Le Mali s’est doté d’un pouvoir élu, y a-t-il eu une amélioration perceptible dans la gestion des finances publiques par rapport à la transition?
Oui je crois. Je suis très encouragé par l’accent sur la transparence, que le nouveau gouvernement, le Président de la République et le Premier ministre, mettent dans leur programme d’action. La transparence est extrêmement importante afin que le gouvernement rende compte aux citoyens. C’est à travers la transparence que les citoyens peuvent contrôler le gouvernement.
Comment garantir cette transparence et le climat de confiance, pour qu’il ne s’agisse pas de simples déclarations d’intentions ?

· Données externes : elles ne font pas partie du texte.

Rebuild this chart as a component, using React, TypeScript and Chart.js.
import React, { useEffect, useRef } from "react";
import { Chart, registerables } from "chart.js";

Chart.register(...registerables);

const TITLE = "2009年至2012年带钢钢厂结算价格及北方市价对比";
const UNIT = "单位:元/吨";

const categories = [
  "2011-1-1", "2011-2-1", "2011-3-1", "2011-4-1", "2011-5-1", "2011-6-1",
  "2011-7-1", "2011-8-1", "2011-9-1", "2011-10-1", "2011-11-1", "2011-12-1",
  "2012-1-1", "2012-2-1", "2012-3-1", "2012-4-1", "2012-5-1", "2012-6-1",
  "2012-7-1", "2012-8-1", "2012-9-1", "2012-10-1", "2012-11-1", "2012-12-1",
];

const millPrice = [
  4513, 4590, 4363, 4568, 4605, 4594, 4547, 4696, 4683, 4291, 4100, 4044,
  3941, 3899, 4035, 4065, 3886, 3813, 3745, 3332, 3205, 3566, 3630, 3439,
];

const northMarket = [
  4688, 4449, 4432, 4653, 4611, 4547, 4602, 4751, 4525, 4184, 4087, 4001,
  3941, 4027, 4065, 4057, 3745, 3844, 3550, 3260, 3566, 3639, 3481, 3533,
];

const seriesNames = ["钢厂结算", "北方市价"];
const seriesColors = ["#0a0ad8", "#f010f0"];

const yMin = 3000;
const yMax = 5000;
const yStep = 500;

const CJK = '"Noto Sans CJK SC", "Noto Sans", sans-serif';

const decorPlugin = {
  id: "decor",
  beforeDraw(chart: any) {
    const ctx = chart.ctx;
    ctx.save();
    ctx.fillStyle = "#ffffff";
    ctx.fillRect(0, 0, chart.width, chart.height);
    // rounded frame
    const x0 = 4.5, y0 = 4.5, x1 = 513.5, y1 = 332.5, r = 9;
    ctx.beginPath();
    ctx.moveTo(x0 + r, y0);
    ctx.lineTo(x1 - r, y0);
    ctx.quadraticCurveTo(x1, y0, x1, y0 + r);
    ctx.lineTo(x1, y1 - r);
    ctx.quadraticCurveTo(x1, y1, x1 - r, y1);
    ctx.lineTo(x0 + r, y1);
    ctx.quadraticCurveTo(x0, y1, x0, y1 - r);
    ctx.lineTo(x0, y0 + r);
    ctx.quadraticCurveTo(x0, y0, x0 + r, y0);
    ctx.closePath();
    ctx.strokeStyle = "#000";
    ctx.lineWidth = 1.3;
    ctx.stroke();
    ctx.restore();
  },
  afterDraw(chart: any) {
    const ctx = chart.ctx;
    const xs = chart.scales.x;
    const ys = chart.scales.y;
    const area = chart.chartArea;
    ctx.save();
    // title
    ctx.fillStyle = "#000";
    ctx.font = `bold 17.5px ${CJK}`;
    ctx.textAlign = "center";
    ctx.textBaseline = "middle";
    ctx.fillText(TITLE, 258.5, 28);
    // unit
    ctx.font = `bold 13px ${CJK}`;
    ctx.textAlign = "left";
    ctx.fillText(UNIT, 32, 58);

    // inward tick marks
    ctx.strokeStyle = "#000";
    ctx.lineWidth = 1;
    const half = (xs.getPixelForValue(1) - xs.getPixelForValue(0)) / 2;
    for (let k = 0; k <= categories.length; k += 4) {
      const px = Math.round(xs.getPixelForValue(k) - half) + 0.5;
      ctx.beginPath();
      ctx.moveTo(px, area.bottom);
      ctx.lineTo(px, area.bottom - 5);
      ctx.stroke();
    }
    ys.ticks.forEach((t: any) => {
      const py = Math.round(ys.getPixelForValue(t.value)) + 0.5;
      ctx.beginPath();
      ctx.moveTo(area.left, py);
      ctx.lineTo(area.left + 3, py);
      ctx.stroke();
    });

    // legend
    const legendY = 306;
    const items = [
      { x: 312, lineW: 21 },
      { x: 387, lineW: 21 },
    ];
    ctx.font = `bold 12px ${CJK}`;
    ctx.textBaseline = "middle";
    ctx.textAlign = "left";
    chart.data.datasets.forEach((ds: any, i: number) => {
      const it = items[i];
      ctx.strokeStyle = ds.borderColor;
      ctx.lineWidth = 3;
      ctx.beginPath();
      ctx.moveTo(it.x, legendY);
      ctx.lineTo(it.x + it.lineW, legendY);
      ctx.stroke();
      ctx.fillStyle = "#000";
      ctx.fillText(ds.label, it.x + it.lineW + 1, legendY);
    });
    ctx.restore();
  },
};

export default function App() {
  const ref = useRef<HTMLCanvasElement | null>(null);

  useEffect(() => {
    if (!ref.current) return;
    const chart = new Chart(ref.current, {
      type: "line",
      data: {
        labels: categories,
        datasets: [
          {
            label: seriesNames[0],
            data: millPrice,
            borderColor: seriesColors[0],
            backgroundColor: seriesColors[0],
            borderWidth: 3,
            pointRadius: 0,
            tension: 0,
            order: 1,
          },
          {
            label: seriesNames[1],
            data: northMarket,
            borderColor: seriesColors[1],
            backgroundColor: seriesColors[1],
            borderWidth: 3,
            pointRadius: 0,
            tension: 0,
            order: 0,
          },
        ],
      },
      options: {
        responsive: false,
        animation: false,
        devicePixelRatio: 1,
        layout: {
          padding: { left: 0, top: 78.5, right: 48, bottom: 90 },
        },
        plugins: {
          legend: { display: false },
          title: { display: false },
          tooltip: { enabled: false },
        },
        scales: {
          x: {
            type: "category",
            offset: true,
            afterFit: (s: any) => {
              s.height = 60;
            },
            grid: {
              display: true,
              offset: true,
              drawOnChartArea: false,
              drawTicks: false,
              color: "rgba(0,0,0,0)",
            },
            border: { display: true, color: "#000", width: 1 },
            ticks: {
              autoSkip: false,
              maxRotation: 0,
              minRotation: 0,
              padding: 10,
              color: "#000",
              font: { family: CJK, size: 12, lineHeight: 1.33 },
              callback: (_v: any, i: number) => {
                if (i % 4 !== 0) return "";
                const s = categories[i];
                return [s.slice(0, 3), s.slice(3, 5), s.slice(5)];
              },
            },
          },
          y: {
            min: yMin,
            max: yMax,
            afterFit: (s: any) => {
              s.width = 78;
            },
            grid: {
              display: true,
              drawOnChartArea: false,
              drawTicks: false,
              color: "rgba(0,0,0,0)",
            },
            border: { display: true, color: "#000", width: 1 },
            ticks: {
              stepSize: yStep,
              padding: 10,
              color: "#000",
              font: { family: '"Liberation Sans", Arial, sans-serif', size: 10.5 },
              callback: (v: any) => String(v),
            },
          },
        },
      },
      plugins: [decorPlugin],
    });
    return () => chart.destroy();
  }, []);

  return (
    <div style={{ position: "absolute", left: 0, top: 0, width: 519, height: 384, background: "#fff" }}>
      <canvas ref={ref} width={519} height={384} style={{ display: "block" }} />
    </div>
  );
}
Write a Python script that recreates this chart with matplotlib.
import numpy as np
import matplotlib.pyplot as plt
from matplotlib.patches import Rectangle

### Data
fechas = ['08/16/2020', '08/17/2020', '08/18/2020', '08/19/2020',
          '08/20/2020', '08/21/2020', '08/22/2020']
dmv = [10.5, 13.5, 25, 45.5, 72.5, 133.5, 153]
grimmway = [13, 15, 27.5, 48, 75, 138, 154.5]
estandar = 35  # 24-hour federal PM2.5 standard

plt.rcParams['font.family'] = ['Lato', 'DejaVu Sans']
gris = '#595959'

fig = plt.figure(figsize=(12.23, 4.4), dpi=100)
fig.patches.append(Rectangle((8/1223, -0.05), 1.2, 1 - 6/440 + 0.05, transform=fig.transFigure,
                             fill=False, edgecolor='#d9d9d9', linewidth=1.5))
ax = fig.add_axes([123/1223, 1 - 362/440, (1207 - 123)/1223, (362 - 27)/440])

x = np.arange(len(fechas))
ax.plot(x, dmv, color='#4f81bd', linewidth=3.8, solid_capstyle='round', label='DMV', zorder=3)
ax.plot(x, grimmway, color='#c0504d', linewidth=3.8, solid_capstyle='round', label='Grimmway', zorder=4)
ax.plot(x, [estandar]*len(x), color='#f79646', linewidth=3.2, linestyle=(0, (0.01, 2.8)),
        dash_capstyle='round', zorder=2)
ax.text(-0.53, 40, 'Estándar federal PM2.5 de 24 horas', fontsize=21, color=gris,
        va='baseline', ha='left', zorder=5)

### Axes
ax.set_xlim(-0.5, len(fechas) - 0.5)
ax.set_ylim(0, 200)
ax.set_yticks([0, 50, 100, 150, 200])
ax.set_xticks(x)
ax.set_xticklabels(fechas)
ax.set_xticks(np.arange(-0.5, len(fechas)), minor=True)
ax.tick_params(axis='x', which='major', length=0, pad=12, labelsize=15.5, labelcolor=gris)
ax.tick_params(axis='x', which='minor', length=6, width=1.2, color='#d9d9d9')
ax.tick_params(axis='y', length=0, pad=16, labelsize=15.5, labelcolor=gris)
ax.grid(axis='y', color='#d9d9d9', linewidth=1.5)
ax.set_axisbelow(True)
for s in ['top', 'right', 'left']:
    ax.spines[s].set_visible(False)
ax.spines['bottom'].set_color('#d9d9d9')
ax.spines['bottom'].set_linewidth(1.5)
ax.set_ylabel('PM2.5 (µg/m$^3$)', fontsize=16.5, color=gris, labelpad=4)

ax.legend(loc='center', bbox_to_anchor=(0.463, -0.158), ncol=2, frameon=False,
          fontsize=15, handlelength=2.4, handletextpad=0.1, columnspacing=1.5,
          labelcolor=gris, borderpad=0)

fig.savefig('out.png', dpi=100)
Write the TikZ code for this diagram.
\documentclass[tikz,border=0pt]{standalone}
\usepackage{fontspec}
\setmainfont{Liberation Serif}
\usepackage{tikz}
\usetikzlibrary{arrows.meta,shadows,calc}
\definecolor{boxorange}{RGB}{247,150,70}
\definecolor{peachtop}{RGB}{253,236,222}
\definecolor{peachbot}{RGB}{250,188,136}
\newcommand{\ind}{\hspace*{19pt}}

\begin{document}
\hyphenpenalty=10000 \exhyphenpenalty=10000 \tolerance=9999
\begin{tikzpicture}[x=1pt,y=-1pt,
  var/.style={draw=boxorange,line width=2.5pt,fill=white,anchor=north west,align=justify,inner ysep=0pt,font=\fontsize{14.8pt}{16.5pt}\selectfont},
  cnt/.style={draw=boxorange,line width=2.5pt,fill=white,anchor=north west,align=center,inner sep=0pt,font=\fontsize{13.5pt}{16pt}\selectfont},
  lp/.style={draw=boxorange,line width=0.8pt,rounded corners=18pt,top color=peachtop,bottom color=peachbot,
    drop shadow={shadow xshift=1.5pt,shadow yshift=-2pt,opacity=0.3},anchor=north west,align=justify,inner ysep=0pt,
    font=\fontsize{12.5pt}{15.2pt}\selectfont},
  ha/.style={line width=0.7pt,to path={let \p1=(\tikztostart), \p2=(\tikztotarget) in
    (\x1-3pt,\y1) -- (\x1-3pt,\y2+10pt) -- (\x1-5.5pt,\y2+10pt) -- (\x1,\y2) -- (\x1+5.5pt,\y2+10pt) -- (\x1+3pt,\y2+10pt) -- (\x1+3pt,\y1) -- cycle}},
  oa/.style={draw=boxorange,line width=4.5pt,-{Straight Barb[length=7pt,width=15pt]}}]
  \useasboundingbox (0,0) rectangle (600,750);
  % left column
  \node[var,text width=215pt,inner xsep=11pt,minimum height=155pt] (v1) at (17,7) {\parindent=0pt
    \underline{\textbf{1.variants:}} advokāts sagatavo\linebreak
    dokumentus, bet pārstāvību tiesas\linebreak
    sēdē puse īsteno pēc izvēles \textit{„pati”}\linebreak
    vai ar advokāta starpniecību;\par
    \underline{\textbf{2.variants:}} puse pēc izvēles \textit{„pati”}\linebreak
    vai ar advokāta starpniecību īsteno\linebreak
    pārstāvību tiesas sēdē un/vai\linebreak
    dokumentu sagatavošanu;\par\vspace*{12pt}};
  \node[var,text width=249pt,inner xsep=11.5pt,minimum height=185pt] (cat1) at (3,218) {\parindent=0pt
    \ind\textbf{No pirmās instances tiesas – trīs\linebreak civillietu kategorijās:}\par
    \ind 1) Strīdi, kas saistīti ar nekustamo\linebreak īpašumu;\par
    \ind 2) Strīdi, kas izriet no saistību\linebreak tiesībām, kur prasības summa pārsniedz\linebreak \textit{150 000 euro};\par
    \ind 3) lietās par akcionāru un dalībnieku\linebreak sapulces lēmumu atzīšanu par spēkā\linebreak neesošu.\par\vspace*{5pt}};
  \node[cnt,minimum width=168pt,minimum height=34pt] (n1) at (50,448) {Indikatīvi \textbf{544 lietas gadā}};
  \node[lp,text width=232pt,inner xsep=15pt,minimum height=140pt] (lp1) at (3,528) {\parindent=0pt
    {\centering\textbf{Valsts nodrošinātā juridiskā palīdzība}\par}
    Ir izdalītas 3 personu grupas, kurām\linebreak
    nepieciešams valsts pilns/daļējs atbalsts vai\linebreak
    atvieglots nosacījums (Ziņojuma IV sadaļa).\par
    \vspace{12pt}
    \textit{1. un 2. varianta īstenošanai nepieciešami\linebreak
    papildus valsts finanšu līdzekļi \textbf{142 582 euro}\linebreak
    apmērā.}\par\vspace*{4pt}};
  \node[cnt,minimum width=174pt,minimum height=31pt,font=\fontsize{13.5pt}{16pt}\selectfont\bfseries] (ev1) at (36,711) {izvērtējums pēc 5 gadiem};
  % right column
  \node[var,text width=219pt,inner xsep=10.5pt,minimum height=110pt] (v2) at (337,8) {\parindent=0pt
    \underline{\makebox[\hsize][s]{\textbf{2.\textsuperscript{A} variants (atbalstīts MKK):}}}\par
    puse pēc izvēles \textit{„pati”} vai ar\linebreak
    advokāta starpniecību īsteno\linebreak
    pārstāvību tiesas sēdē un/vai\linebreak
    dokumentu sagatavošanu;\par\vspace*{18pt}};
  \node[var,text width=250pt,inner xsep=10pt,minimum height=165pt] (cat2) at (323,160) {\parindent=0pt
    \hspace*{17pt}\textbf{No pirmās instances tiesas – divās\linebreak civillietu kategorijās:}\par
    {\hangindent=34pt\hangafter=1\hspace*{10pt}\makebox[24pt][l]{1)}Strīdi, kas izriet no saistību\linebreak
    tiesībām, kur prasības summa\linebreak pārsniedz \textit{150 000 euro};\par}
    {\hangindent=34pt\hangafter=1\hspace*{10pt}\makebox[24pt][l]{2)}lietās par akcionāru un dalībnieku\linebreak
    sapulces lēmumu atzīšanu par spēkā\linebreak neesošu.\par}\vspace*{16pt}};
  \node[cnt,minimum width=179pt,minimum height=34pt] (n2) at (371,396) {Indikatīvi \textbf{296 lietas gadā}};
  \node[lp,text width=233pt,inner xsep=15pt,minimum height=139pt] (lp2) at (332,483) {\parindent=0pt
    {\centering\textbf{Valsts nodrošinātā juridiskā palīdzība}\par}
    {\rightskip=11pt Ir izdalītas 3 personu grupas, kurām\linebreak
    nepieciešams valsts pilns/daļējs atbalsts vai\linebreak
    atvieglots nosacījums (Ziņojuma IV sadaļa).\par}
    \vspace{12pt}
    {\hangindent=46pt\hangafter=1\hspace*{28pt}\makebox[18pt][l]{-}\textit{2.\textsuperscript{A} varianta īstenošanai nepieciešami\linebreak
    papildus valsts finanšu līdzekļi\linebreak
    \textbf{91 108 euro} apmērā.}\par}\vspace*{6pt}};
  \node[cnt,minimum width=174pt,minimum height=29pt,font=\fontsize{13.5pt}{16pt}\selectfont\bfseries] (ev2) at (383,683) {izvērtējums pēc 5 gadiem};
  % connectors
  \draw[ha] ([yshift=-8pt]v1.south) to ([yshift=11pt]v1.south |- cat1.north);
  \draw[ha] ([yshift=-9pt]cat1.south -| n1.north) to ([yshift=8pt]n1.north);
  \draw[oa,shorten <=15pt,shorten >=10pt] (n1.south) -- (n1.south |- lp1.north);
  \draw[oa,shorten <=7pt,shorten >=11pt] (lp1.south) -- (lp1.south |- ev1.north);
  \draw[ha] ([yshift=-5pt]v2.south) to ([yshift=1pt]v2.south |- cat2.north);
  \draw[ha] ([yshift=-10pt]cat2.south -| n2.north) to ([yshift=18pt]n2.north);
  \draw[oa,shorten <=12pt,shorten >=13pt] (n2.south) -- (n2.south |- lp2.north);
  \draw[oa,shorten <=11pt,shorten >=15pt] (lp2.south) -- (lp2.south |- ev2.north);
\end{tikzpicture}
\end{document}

Il y a deux procédés à la transparence. C’est d’abord la capacité des citoyens de contrôler pour que le gouvernement rende compte. Et l’autre, c’est d’engager la population dans les décisions économiques. Cela améliore la qualité de la politique économique, à mon avis. Pour cela, je soutiens fortement cette initiative. Par exemple : le gouvernement s’est accordé de nous permettre de publier nos rapports d’assistance technique. Donc vous pouvez trouver maintenant sur le site web du FMI, dans les sections Mali, des rapports où les experts du FMI regardent les différents aspects de l’opération de finances publiques et où ils font des conseils sur l’exécution budgétaire, les recettes, les impôts, la douane etc. Je crois que cette intention est sincère. Maintenant c’est une question de publier d’une manière efficace toutes les informations qui sont déjà disponibles. En plus de créer des informations utiles qui ne sont pas disponibles pour le moment mais qui seraient utiles pour le citoyen à travers des intermédiaires comme la presse afin qu’elle informe le grand public.